Notification. The effect of such substitution was to repeal the 1966 Schedule I and to substitute it by a new Schedule I, Under Section 8(1) of the General Clauses Act, 1897, where the said Act or any Central Act or Regulation made after the commencement of the said Act, repeals and re-enacts, with or without modification, any provision of a former enactment, then references in any other enactment or in any instrument to the provision so repealed are, unless a different intention appears, to be construed as references to the provision so re-enacted. Though Section 8(1) of the General Cluses Act does not in express terms refer to rules made under an Act, the same principle of construction would, in our opinion, apply in the case of rules made under an Act. Thus, after the coming into force of the 1974 Notification, the Explanation to Rule 21 must be read as "For the purpose of this rule Schedule I means Schedule I as substituted by the Gujarat Minor Mineral (Fourth Amendment) Rules, 1974" and references to Schedule I in Rule 21 must be construed as references to Schedule I as sc substituted and not as references to Schedule I as substituted by the Gujarat Minor Minerals (Third Amendment) Rules, 1966.

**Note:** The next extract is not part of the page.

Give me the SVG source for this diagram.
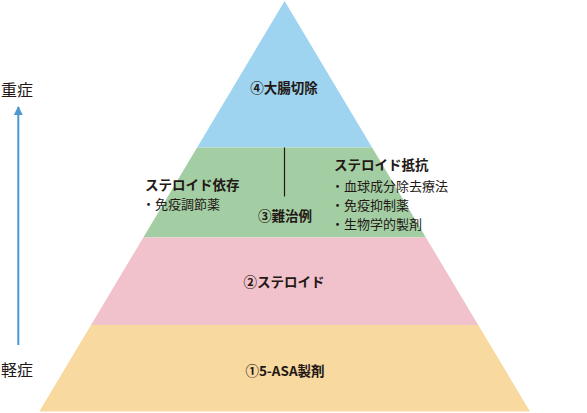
<svg xmlns="http://www.w3.org/2000/svg" width="587" height="413" viewBox="0 0 587 413">
<style>
  .t { font-family: "Noto Sans CJK JP", "Noto Sans", sans-serif; fill: #231815; }
  .b { font-weight: bold; font-size: 13.5px; }
  .n { font-size: 13px; }
  .side { font-size: 16px; }
</style>
<defs>
  <marker id="ah" viewBox="0 0 10 10" refX="9" refY="5" markerWidth="9" markerHeight="9" markerUnits="userSpaceOnUse" orient="auto">
    <path d="M0,0 L10,5 L0,10 Z" fill="#4b97cf"/>
  </marker>
</defs>
<rect width="587" height="413" fill="#ffffff"/>
<g id="level4">
  <polygon points="284.6,1 372.1,147.5 197.1,147.5" fill="#9ed4ef"/>
  <text class="t b" x="284" y="93" text-anchor="middle">④大腸切除</text>
</g>
<g id="level3">
  <polygon points="197.1,147.5 372.1,147.5 425.9,237.5 143.3,237.5" fill="#a3cea4"/>
  <text class="t b" x="285" y="221" text-anchor="middle">③難治例</text>
  <text class="t b" x="145" y="190">ステロイド依存</text>
  <text class="t n" x="142" y="209">・免疫調節薬</text>
  <text class="t b" x="334" y="170">ステロイド抵抗</text>
  <text class="t n" x="331" y="191">・血球成分除去療法</text>
  <text class="t n" x="331" y="210">・免疫抑制薬</text>
  <text class="t n" x="331" y="229">・生物学的製剤</text>
</g>
<g id="level2">
  <polygon points="143.3,237.5 425.9,237.5 478.2,325 91,325" fill="#f1c2cb"/>
  <text class="t b" x="284" y="287" text-anchor="middle">②ステロイド</text>
</g>
<g id="level1">
  <polygon points="91,325 478.2,325 530,411.5 39.3,411.5" fill="#f8d9a0"/>
  <text class="t b" x="285" y="376" text-anchor="middle">①5-ASA製剤</text>
</g>
<g id="connectors">
  <line x1="284.5" y1="147.5" x2="284.5" y2="196.5" stroke="#231815" stroke-width="1.2"/>
  <line x1="18.3" y1="345" x2="18.3" y2="107" stroke="#4b97cf" stroke-width="2" marker-end="url(#ah)"/>
</g>
<g id="severity">
  <text class="t side" x="1" y="96">重症</text>
  <text class="t side" x="1" y="376">軽症</text>
</g>
</svg>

In view of the above pronouncement of the Hon'ble Supreme Court the continued (after 2nd June 1998) reference in Notification No. 9/96 to Notification No. 1/97 can be taken only as referring to Notification No. 8/98 which notification, after rescinding notification No. 16/97, continued with the exemption available under the rescinded notification in regard to chewing tobacco. Further, as already noted, notification No. 9/96 is the mother notification for AED and that notification continued to be in and in terms, granted exemption from AED to the goods in question. The view taken by the lower authorities renders the exemption so given, inoperative. Such an interpretation is not permissible in the facts and circumstances of the present case.
10. In the light of what is stated above, the appeal suceeds and is allowed after setting aside the impugned order. The appellant shall be entitled to consequential relief.